Louisiana State Law and Race/Color Employment Discrimination

Under Louisiana Law, LA Rev Stat 23:332 prohibits intentional employment discrimination. 

Retaliation claims for other types of discrimination complaints are not covered under the Louisiana Employment Discrimination Law. Under La. Rev. Stat. § 23:967 General Whistleblower Protection Law an employee may not be discharged (or discriminated against) in retaliation for performing, in good faith, the following activities:

  • Disclosing (or threatening to disclose) a workplace act or practice that violates state law;
  • Providing information or testimony in a public investigation, hearing, or inquiry into any violation of the law;
  • Refusing to participate in (or objecting to) an illegal employment act;
  • To be protected under this statute, the employee must first inform the employer of the violation. An employee is not protected if he goes directly to a governmental agency without first advising the employer. Also, an employee must be certain that the illegal conduct actually happened; a reasonable, good faith belief will not protect an employee if no violation actually occurred. 

The general rule is that most employees may be fired at any time-for any reason or for no reason at all-under what is known as the at-will employment doctrine. However, there are exceptions to the general rule; the Louisiana whistleblower protection statute. Employees who engage in protected activities (usually filing a complaint or testifying) under laws in the following subject areas are protected from retaliation: health care employees, insurer employees, labor investigations & proceedings, and workers' compensation.

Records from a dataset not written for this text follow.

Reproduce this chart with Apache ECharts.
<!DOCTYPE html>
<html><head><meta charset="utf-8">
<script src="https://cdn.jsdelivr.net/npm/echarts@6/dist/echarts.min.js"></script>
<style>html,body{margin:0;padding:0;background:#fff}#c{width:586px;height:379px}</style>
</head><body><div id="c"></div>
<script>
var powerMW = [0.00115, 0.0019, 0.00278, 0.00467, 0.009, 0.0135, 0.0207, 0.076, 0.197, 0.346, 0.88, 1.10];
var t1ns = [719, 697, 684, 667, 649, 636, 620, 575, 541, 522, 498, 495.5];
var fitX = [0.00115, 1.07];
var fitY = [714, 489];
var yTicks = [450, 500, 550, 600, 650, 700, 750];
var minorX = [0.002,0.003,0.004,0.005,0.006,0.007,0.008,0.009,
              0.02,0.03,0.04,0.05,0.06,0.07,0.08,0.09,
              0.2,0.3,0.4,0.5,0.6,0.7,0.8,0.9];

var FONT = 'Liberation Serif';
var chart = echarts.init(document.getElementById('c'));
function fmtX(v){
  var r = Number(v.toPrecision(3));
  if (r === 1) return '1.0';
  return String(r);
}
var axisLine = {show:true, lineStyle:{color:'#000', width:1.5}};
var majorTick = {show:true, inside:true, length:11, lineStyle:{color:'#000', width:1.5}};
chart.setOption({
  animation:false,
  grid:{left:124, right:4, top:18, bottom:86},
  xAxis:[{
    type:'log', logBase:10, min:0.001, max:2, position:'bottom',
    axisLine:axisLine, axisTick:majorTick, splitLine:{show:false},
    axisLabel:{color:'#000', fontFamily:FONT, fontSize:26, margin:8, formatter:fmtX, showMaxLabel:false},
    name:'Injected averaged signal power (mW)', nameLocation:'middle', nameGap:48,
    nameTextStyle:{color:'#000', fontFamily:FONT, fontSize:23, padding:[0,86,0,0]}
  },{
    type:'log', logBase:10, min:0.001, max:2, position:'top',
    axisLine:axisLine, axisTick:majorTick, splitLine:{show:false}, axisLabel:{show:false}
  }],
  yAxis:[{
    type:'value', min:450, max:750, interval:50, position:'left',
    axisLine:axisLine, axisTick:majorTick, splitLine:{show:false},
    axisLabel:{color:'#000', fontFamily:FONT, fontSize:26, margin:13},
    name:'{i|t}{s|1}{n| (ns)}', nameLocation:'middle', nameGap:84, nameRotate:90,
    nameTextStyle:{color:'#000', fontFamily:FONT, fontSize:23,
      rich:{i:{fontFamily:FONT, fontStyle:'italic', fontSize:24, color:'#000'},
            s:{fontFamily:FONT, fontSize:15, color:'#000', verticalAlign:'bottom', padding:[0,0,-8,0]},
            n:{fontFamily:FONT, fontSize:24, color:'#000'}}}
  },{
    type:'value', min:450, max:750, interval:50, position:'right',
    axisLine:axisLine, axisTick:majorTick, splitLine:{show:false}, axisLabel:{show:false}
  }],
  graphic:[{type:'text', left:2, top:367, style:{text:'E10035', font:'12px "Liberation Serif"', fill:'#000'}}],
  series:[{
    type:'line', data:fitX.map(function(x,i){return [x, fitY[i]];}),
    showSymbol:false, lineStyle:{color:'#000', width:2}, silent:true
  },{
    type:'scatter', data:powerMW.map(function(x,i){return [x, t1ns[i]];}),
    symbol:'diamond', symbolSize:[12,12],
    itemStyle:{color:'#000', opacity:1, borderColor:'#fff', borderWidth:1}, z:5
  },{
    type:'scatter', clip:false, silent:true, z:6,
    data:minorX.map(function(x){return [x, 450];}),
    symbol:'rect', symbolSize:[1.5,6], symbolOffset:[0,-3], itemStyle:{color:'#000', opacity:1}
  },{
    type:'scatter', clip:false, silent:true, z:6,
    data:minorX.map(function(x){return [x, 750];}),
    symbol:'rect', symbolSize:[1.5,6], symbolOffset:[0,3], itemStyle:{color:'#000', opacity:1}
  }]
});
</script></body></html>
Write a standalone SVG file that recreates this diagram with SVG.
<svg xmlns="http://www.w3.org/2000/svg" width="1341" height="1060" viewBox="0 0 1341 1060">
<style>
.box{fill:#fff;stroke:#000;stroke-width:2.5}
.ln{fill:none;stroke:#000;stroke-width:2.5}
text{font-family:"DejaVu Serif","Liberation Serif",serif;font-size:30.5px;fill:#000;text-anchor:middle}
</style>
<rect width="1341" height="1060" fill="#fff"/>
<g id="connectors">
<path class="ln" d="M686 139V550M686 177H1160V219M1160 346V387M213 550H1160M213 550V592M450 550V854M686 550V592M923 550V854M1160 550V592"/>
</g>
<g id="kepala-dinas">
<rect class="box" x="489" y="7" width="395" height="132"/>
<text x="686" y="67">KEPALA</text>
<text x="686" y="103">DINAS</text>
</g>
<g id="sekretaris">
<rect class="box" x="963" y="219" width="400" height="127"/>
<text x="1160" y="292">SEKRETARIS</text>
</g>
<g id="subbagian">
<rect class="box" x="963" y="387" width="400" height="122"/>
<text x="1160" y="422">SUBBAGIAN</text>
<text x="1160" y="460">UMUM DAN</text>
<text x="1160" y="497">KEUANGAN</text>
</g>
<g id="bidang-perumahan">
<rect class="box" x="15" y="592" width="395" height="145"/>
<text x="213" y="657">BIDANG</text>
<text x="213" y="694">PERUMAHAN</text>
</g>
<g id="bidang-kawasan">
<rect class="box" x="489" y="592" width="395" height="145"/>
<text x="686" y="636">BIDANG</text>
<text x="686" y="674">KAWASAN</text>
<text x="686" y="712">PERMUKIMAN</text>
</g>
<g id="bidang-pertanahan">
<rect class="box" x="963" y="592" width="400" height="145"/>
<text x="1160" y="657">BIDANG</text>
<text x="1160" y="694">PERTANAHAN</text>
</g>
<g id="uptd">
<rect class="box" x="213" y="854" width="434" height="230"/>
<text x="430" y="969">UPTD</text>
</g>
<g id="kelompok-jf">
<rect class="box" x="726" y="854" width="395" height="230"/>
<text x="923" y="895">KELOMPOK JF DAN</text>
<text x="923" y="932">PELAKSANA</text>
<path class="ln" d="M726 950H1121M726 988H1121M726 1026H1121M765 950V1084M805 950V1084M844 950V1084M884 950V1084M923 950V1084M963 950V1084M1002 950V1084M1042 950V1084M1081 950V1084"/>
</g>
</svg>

In addition to the above state protections, federal law provides workers with additional protections. Furthermore, a private contract or collective bargaining agreement may also protect employees from certain forms of retaliation.

How to File a Charge

To File a Charge

Laws like Title VII of the Civil Rights Acts of 1964, The Age Discrimination in Employment Act (ADEA), and The Americans with Disabilities Act (ADA), require you to file a charge of discrimination with the Equal Opportunity Employment Commission (EEOC) before you can file a discrimination lawsuit against your employer. An individual alleging a violation of Title VII, ADEA, and ADA must file a charge with the EEOC before you can file a discrimination claim in federal court. 

  1. To file an EEOC Charge:
    • Within 180 days of the alleged unlawful compensation practice
  2. To file with the Louisiana Commission on Human Rights (LCHR)
    • Within 180 days of the alleged unlawful compensation practice
  3. To file in a state court under Louisiana state law:
    • In Louisiana, you may file a claim under state law without having first gone to either the LCHR or the EEOC.
    • Generally, to preserve your claim under state law based on your state discrimination claims, you must file within 1-year or 360 days of the date you believe you were discriminated against. 
    • If you file your discrimination claim with the EEOC or LCHR within 300 days of the discriminatory treatment, then you have an additional 6-month extension from the 1-year period to file your claim in Louisiana state court (meaning you have 18 total months).
    • A case filed in state court using federal law may be “removed” to federal court by the employer because it involves a federal statute such as Title VII or the ADEA, or because the employer is based in another state.
  4. To file a discrimination in federal court
    • To preserve your claim under federal law, you must cross-file with the EEOC or LCHR within 300 days of the date you believe you were discriminated against.
    • A federal employment discrimination case cannot be filed in court without first going to the EEOC or LCHR, as discussed above, and having the EEOC or LCHR dismiss your claim.
    • This process is called “exhaustion” of your administrative remedy. The EEOC or LCHR must first issue the document known as “Dismissal and Notice of Rights” or “Notice of Right to Sue” (Form 161) before you can file a case based upon your federal claim.
    • A lawsuit based on your federal discrimination claim must be filed in federal or state court within 90 days of the date you receive the notice. (Be sure to mark down that date when you receive the notice.)

Persons who file a charge, oppose unlawful employment discrimination, participate in employment discrimination proceedings, or otherwise assert their rights under the laws enforced by the Commission are protected against retaliation.